Squantz Pond State Park in New Fairfield is a great place to go fishing, boating, hiking and swimming. But the size of the crowds it draws, combined with state budget cuts, is making local officials uneasy about safety issues.
Squantz Pond State Park in New Fairfield is a great place to go fishing, boating, hiking and swimming. But the size of the crowds it draws, combined with state budget cuts, is making local officials uneasy about safety issues. Photo Credit: Skip Pearlman

NEW FAIRFIELD, Conn. -- It’s summertime, but the living’s not easy at Squantz Pond State Park – not for some fretful New Fairfield officials anyway.

The number of folks who come from miles around to swim, fish and boat at the popular recreation spot has risen along with anxieties about safety and costs, according to a recent report by the Danbury News- Times.

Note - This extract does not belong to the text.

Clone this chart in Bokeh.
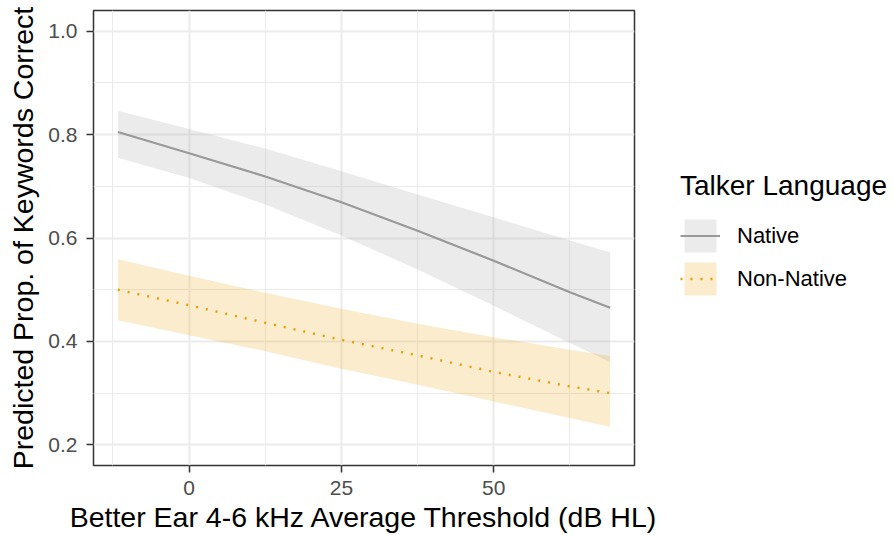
from bokeh.plotting import figure
from bokeh.layouts import row
from bokeh.models import (Range1d, FixedTicker, NumeralTickFormatter, Legend, LegendItem,
                          ColumnDataSource)
from bokeh.embed import file_html
from bokeh.resources import INLINE

# Data
threshold = [-11.7, 0, 12.5, 25, 37.5, 50, 62.5, 69.1]
native_fit = [0.805, 0.764, 0.719, 0.669, 0.614, 0.556, 0.495, 0.465]
native_upper = [0.846, 0.811, 0.773, 0.729, 0.684, 0.640, 0.595, 0.572]
native_lower = [0.755, 0.716, 0.665, 0.605, 0.539, 0.469, 0.397, 0.360]
nonnative_fit = [0.500, 0.470, 0.436, 0.403, 0.373, 0.341, 0.313, 0.300]
nonnative_upper = [0.559, 0.527, 0.494, 0.463, 0.434, 0.408, 0.384, 0.372]
nonnative_lower = [0.441, 0.412, 0.381, 0.347, 0.316, 0.284, 0.252, 0.235]

x_ticks = [0, 25, 50]
x_minor = [-12.5, 12.5, 37.5, 62.5]
y_ticks = [0.2, 0.4, 0.6, 0.8, 1.0]
y_minor = [0.3, 0.5, 0.7, 0.9]

series_labels = ["Native", "Non-Native"]
series_colors = ["#999999", "#E69F00"]

FONT = "Liberation Sans"

src = ColumnDataSource(dict(x=threshold, nf=native_fit, nu=native_upper, nl=native_lower,
                            of=nonnative_fit, ou=nonnative_upper, ol=nonnative_lower))

p = figure(width=665, height=535, output_backend="svg", toolbar_location=None,
           x_range=Range1d(-15.7, 73.1), y_range=Range1d(0.16, 1.04),
           min_border_left=93, min_border_right=31, min_border_top=10, min_border_bottom=70)

p.background_fill_color = "white"
p.border_fill_color = "white"
p.outline_line_color = "#333333"
p.outline_line_width = 1.5

# Ribbons and lines
p.varea(x="x", y1="nl", y2="nu", source=src, fill_color=series_colors[0], fill_alpha=0.2)
p.varea(x="x", y1="ol", y2="ou", source=src, fill_color=series_colors[1], fill_alpha=0.2)
p.line(x="x", y="nf", source=src, line_color=series_colors[0], line_width=2.2)
p.line(x="x", y="of", source=src, line_color=series_colors[1], line_width=2.4,
       line_dash="2 8", line_cap="butt")

# Axes
p.xaxis.ticker = FixedTicker(ticks=x_ticks, minor_ticks=x_minor)
p.yaxis.ticker = FixedTicker(ticks=y_ticks, minor_ticks=y_minor)
p.yaxis.formatter = NumeralTickFormatter(format="0.0")
for ax in (p.xaxis, p.yaxis):
    ax.axis_line_color = None
    ax.major_tick_line_color = "#333333"
    ax.major_tick_line_width = 1.5
    ax.major_tick_out = 7
    ax.major_tick_in = 0
    ax.minor_tick_line_color = None
    ax.major_label_text_font = FONT
    ax.major_label_text_font_size = "21px"
    ax.major_label_text_color = "#4D4D4D"
    ax.axis_label_text_font = FONT
    ax.axis_label_text_font_size = "28.5px"
    ax.axis_label_text_font_style = "normal"
    ax.axis_label_text_color = "black"
p.xaxis.axis_label = "Better Ear 4-6 kHz Average Threshold (dB HL)"
p.yaxis.axis_label = "Predicted Prop. of Keywords Correct"
p.xaxis.major_label_standoff = 8
p.xaxis.axis_label_standoff = 3
p.yaxis.major_label_standoff = 9
p.yaxis.axis_label_standoff = 6

# Grid
for g in (p.xgrid, p.ygrid):
    g.grid_line_color = "#EBEBEB"
    g.grid_line_width = 2
    g.minor_grid_line_color = "#EBEBEB"
    g.minor_grid_line_width = 1
p.xgrid.ticker = p.xaxis.ticker
p.ygrid.ticker = p.yaxis.ticker

# Legend panel: a separate figure to the right; its key glyphs use the same styles
lg = figure(width=228, height=535, output_backend="svg", toolbar_location=None,
            x_range=Range1d(0, 1), y_range=Range1d(0, 1), min_border=0,
            x_axis_location=None, y_axis_location=None)
lg.outline_line_color = None
lg.grid.visible = False
lg.background_fill_color = "white"
lg.border_fill_color = "white"

# keys: drawn outside the visible range, only their legend swatches show
off = [5, 6]
la = lg.varea(x=off, y1=off, y2=off, fill_color=series_colors[0], fill_alpha=0.2)
ll = lg.line(x=off, y=off, line_color=series_colors[0], line_width=2.2)
ba = lg.varea(x=off, y1=off, y2=off, fill_color=series_colors[1], fill_alpha=0.2)
bl = lg.line(x=off, y=off, line_color=series_colors[1], line_width=2.4, line_dash="2 8",
             line_cap="butt")

legend = Legend(items=[LegendItem(label=series_labels[0], renderers=[la, ll]),
                       LegendItem(label=series_labels[1], renderers=[ba, bl])],
                location=(15, 166), title="Talker Language",
                title_text_font=FONT, title_text_font_size="28px", title_text_font_style="normal",
                title_text_color="black", title_standoff=13,
                label_text_font=FONT, label_text_font_size="22px", label_text_color="black",
                glyph_width=40, glyph_height=41, label_standoff=17, spacing=2,
                padding=0, margin=0, border_line_color=None, background_fill_alpha=0)
lg.add_layout(legend, "center")

layout = row(p, lg, spacing=0)
open("out.html", "w").write(file_html(layout, INLINE))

Such are the fears about overcrowding, an overburdened staff and possible drownings that one local pol, First Selectman Susan Chapman, is lobbying for changes, including the prohibition of “walk-ins” when the 250-space parking lot is full, the Danbury News-Times story said.

The park is located about 10 miles north of Danbury. Established in 1926, it was named after Chief Squantz, a leader of the Schaghticoke tribe.

According to statistics from the state’s Department of Environmental Protection, more than a dozen people drowned at the 172-acre park between 1996 and 2011.

While New Fairfield officials told the Danbury News-Times that the July 4th weekend will be fully staffed, deep state budget cuts will mean that lifeguarding hours at Squantz Pond and other state beaches will be reduced this summer.

Close to $2 million in operating expenses had to be carved out of the state's parks budget.

In Fairfield County, the affected facilities were Squantz, Sherwood Island State Park in Westport, and Indian Well State Park in Shelton.

The DEEP said the cost-cutting moves were achieved by using resources more efficiently and by focusing on the days and times public camps, parks, beaches and nature centers are most likely to be used.

At Indian Well and Squantz Pond, lifeguard staffing will be cut to three to five days a week from the previous seven days.